Thursday, 16 April 2015

External validity in experimental economics

Lab experimenters worry a lot about external validity. OK, we say, it happened in the lab, but would we see it in the real world? Answering this question, by connecting the lab and the field, is a good way to get published.

Most of these papers look at individual-level external validity. For example, were the same people who were trustworthy in a "trust game" lab experiment,  also more likely to (e.g.) repay microfinance loans? Were people who cheated in an "honesty game" (throwing a die and reporting the result where you got paid more for some results) also more likely to cheat by riding without a fare on public transport? *

Policy-makers, though, are probably more interested in external validity of treatments. For example, in the lab, people may be more cooperative if others can observe their behaviour. Will the same thing happen if we (e.g.) gave people badges when they made a charitable donation?
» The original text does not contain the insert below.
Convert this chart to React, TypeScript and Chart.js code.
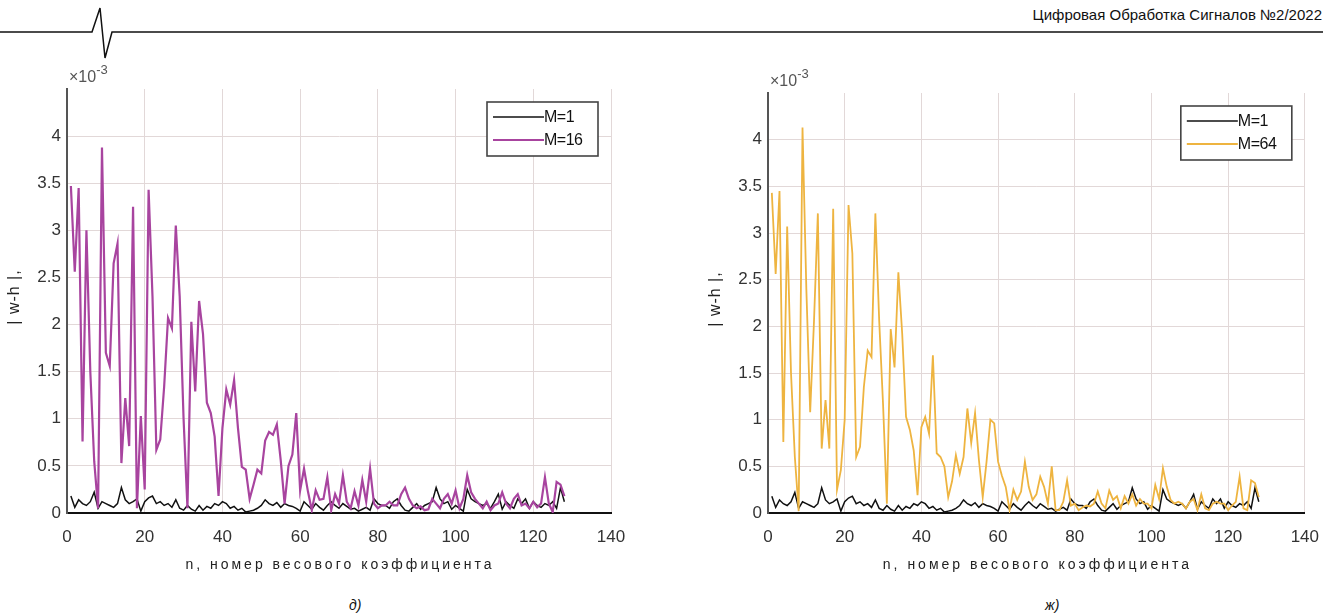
import React, { useEffect, useRef } from "react";
import { Chart, registerables } from "chart.js";

Chart.register(...registerables);

const FONT = '"Liberation Sans", Arial, sans-serif';

// weight index n
const N: number[] = Array.from({ length: 128 }, (_, i) => i + 1);

// |w-h| values, in units of 1e-3
const M1: number[] = [
  0.18, 0.06, 0.14, 0.10, 0.08, 0.12, 0.22, 0.05, 0.12, 0.10,
  0.08, 0.06, 0.10, 0.27, 0.14, 0.10, 0.12, 0.15, 0.02, 0.12,
  0.16, 0.18, 0.10, 0.12, 0.08, 0.10, 0.06, 0.14, 0.05, 0.03,
  0.08, 0.04, 0.02, 0.08, 0.03, 0.07, 0.05, 0.10, 0.08, 0.12,
  0.10, 0.05, 0.07, 0.03, 0.05, 0.01, 0.02, 0.03, 0.05, 0.08,
  0.14, 0.10, 0.08, 0.11, 0.06, 0.10, 0.08, 0.07, 0.05, 0.02,
  0.12, 0.08, 0.04, 0.10, 0.06, 0.03, 0.08, 0.12, 0.08, 0.05,
  0.10, 0.07, 0.04, 0.05, 0.02, 0.04, 0.06, 0.03, 0.15, 0.10,
  0.08, 0.08, 0.05, 0.12, 0.15, 0.08, 0.03, 0.02, 0.06, 0.10,
  0.04, 0.08, 0.10, 0.12, 0.27, 0.15, 0.10, 0.12, 0.04, 0.08,
  0.05, 0.02, 0.25, 0.15, 0.12, 0.10, 0.08, 0.10, 0.05, 0.12,
  0.20, 0.04, 0.12, 0.08, 0.05, 0.15, 0.10, 0.15, 0.05, 0.12,
  0.08, 0.06, 0.10, 0.08, 0.12, 0.05, 0.27, 0.12,
];

const M16: number[] = [
  3.47, 2.56, 3.45, 0.76, 3.00, 1.50, 0.55, 0.05, 3.88, 1.70,
  1.56, 2.65, 2.86, 0.53, 1.22, 0.71, 3.25, 0.05, 1.03, 0.25,
  3.43, 2.30, 0.67, 0.78, 1.34, 2.07, 1.96, 3.05, 2.30, 1.00,
  0.05, 2.03, 1.29, 2.25, 1.90, 1.17, 1.06, 0.81, 0.18, 0.90,
  1.31, 1.15, 1.41, 0.90, 0.49, 0.46, 0.15, 0.30, 0.46, 0.42,
  0.77, 0.86, 0.83, 0.94, 0.56, 0.10, 0.50, 0.62, 1.06, 0.24,
  0.47, 0.23, 0.03, 0.24, 0.14, 0.15, 0.38, 0.03, 0.20, 0.10,
  0.40, 0.12, 0.05, 0.23, 0.08, 0.35, 0.12, 0.47, 0.10, 0.05,
  0.08, 0.08, 0.12, 0.08, 0.08, 0.20, 0.27, 0.15, 0.08, 0.05,
  0.07, 0.03, 0.04, 0.15, 0.10, 0.05, 0.15, 0.20, 0.10, 0.24,
  0.05, 0.15, 0.40, 0.22, 0.15, 0.10, 0.05, 0.12, 0.03, 0.08,
  0.10, 0.22, 0.10, 0.05, 0.15, 0.20, 0.08, 0.10, 0.05, 0.12,
  0.06, 0.10, 0.38, 0.10, 0.01, 0.33, 0.30, 0.18,
];

const M64: number[] = [
  3.43, 2.56, 3.45, 0.76, 3.07, 1.50, 0.60, 0.02, 4.13, 2.40,
  1.08, 2.06, 3.21, 0.69, 1.21, 0.69, 3.26, 0.25, 0.46, 1.00,
  3.30, 2.78, 0.60, 0.71, 1.35, 1.74, 1.67, 3.21, 2.06, 1.17,
  0.10, 1.97, 1.56, 2.58, 1.92, 1.03, 0.89, 0.67, 0.19, 0.92,
  1.03, 0.85, 1.69, 0.64, 0.60, 0.50, 0.17, 0.34, 0.62, 0.42,
  0.60, 1.12, 0.75, 1.07, 0.57, 0.17, 0.55, 1.00, 0.96, 0.55,
  0.40, 0.28, 0.03, 0.25, 0.14, 0.23, 0.55, 0.28, 0.14, 0.20,
  0.39, 0.28, 0.10, 0.50, 0.03, 0.03, 0.12, 0.35, 0.08, 0.10,
  0.03, 0.06, 0.08, 0.07, 0.10, 0.23, 0.10, 0.05, 0.24, 0.14,
  0.18, 0.05, 0.18, 0.10, 0.20, 0.08, 0.15, 0.10, 0.10, 0.05,
  0.30, 0.15, 0.48, 0.28, 0.14, 0.10, 0.12, 0.10, 0.05, 0.12,
  0.15, 0.03, 0.20, 0.05, 0.03, 0.10, 0.12, 0.10, 0.10, 0.03,
  0.08, 0.12, 0.39, 0.05, 0.03, 0.35, 0.32, 0.17,
];

const X_MIN = 0;
const X_MAX = 140;
const X_STEP = 20;
const Y_MIN = 0;
const Y_MAX = 4.5;
const Y_STEP = 0.5;

const X_TITLE = "n, номер весового коэффициента";
const Y_TITLE = "| w-h |,";
const HEADER = "Цифровая Обработка Сигналов №2/2022";

const GRID = "#e2d8d8";

const overlay = {
  id: "overlay",
  afterDraw(chart: any) {
    const { ctx, chartArea: ca } = chart;
    ctx.save();
    // exponent
    ctx.fillStyle = "#555";
    ctx.textBaseline = "middle";
    ctx.textAlign = "left";
    ctx.font = `16px ${FONT}`;
    const ex = ca.left + 2;
    const ey = ca.top - 11;
    ctx.fillText("×10", ex, ey);
    const w = ctx.measureText("×10").width;
    ctx.font = `13px ${FONT}`;
    ctx.fillText("-3", ex + w, ey - 8);

    // x title
    ctx.fillStyle = "#222";
    ctx.font = `14px ${FONT}`;
    ctx.textAlign = "center";
    (ctx as any).letterSpacing = "3px";
    ctx.fillText(X_TITLE, (ca.left + ca.right) / 2 + 1, ca.bottom + 52);
    // y title
    ctx.save();
    ctx.translate(ca.left - 52, (ca.top + ca.bottom) / 2 - 4);
    ctx.rotate(-Math.PI / 2);
    ctx.font = `16px ${FONT}`;
    (ctx as any).letterSpacing = "1px";
    ctx.fillText(Y_TITLE, 0, 0);
    ctx.restore();
    (ctx as any).letterSpacing = "0px";

    // legend
    const ds = chart.data.datasets;
    const bw = 111;
    const bh = 54;
    const bx = ca.right - 13 - bw;
    const by = ca.top + 13;
    ctx.fillStyle = "#fff";
    ctx.fillRect(bx, by, bw, bh);
    ctx.strokeStyle = "#444";
    ctx.lineWidth = 1.6;
    ctx.strokeRect(bx, by, bw, bh);
    ds.forEach((d: any, i: number) => {
      const y = by + 15 + i * 23;
      ctx.strokeStyle = d.borderColor;
      ctx.lineWidth = d.borderWidth;
      ctx.beginPath();
      ctx.moveTo(bx + 6, y);
      ctx.lineTo(bx + 57, y);
      ctx.stroke();
      ctx.fillStyle = "#111";
      ctx.font = `16px ${FONT}`;
      ctx.textAlign = "left";
      ctx.textBaseline = "middle";
      (ctx as any).letterSpacing = "-0.5px";
      ctx.fillText(d.label, bx + 57, y + 1);
      (ctx as any).letterSpacing = "0px";
    });
    ctx.restore();
  },
};

type PanelProps = {
  left: number;
  top: number;
  width: number;
  height: number;
  pad: { top: number; right: number };
  axisW: number;
  second: number[];
  secondLabel: string;
  secondColor: string;
  secondWidth: number;
};

function Panel(p: PanelProps) {
  const ref = useRef<HTMLCanvasElement | null>(null);
  useEffect(() => {
    if (!ref.current) return;
    const tickFont = { family: FONT, size: 17 };
    const chart = new Chart(ref.current, {
      type: "line",
      data: {
        datasets: [
          {
            label: "M=1",
            data: N.map((n, i) => ({ x: n, y: M1[i] })),
            borderColor: "#111111",
            borderWidth: 1.5,
            pointRadius: 0,
            tension: 0,
            order: 2,
          },
          {
            label: p.secondLabel,
            data: N.map((n, i) => ({ x: n, y: p.second[i] })),
            borderColor: p.secondColor,
            borderWidth: p.secondWidth,
            pointRadius: 0,
            tension: 0,
            order: 1,
          },
        ],
      },
      options: {
        animation: false,
        responsive: false,
        maintainAspectRatio: false,
        layout: { padding: { top: p.pad.top, right: p.pad.right, left: 0, bottom: 0 } },
        plugins: { legend: { display: false }, tooltip: { enabled: false } },
        scales: {
          x: {
            type: "linear",
            min: X_MIN,
            max: X_MAX,
            ticks: { stepSize: X_STEP, color: "#333", font: tickFont, padding: 14, maxRotation: 0 },
            grid: { color: GRID, lineWidth: 1, drawTicks: false },
            border: { display: true, color: "#111", width: 2 },
            afterFit: (s: any) => {
              s.height = 72;
            },
          },
          y: {
            type: "linear",
            min: Y_MIN,
            max: Y_MAX,
            ticks: {
              stepSize: Y_STEP,
              color: "#333",
              font: tickFont,
              padding: 6,
              callback: (v: any) => (Math.abs(v - Y_MAX) < 1e-9 ? "" : String(Number(Number(v).toFixed(1)))),
            },
            grid: {
              color: (c: any) => (c.tick && Math.abs(c.tick.value - Y_MAX) < 1e-9 ? "rgba(0,0,0,0)" : GRID),
              lineWidth: 1,
              drawTicks: false,
            },
            border: { display: true, color: "#555", width: 2 },
            afterFit: (s: any) => {
              s.width = p.axisW;
            },
          },
        },
      } as any,
      plugins: [overlay],
    });
    return () => chart.destroy();
  }, []);
  return (
    <canvas
      ref={ref}
      width={p.width}
      height={p.height}
      style={{ position: "absolute", left: p.left, top: p.top, width: p.width, height: p.height }}
    />
  );
}

export default function App() {
  return (
    <div style={{ position: "absolute", left: 0, top: 0, width: 1333, height: 616, background: "#fff", overflow: "hidden" }}>
      <svg width={1333} height={60} style={{ position: "absolute", left: 0, top: 0 }}>
        <polyline
          points="0,32 92,32 100,8 105,58 112,32 1323,32"
          fill="none"
          stroke="#111"
          strokeWidth={1.5}
          strokeLinejoin="miter"
        />
        <text x={1322} y={20} textAnchor="end" fontSize={15} fontFamily={FONT} fill="#111">
          {HEADER}
        </text>
      </svg>
      <Panel
        left={0}
        top={60}
        width={660}
        height={525}
        pad={{ top: 29, right: 49 }}
        axisW={67}
        second={M16}
        secondLabel="M=16"
        secondColor="#a8449f"
        secondWidth={2.2}
      />
      <Panel
        left={700}
        top={60}
        width={633}
        height={525}
        pad={{ top: 33, right: 25 }}
        axisW={68}
        second={M64}
        secondLabel="M=64"
        secondColor="#eeb440"
        secondWidth={1.8}
      />
      <div style={{ position: "absolute", left: 349, top: 597, fontFamily: FONT, fontStyle: "italic", fontSize: 14, lineHeight: "16px", color: "#111" }}>
        д)
      </div>
      <div style={{ position: "absolute", left: 1045, top: 597, fontFamily: FONT, fontStyle: "italic", fontSize: 14, lineHeight: "16px", color: "#111" }}>
        ж)
      </div>
    </div>
  );
}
Individual-level and treatment-level validity need not be related. Perhaps the same people are generous in the lab and in real life; but a particular treatment only works in the special atmosphere of the laboratory. Conversely, even if lab behaviour does not reflect a stable underlying trait of individuals, a policy intervention may still affect it. Both questions are interesting but it is important to distinguish them. The real test of external validity is probably: does your policy intervention work?

* Marie Claire Villeval's paper, not online yet.

Update: Ro'i Zultan points me at Vernon Smith's 1981 paper:
What parallelism hypothesizes in micro-economy is that if institutions make a difference, it is because the rules make a difference, and if the rules make a difference, it is because incentives make a difference.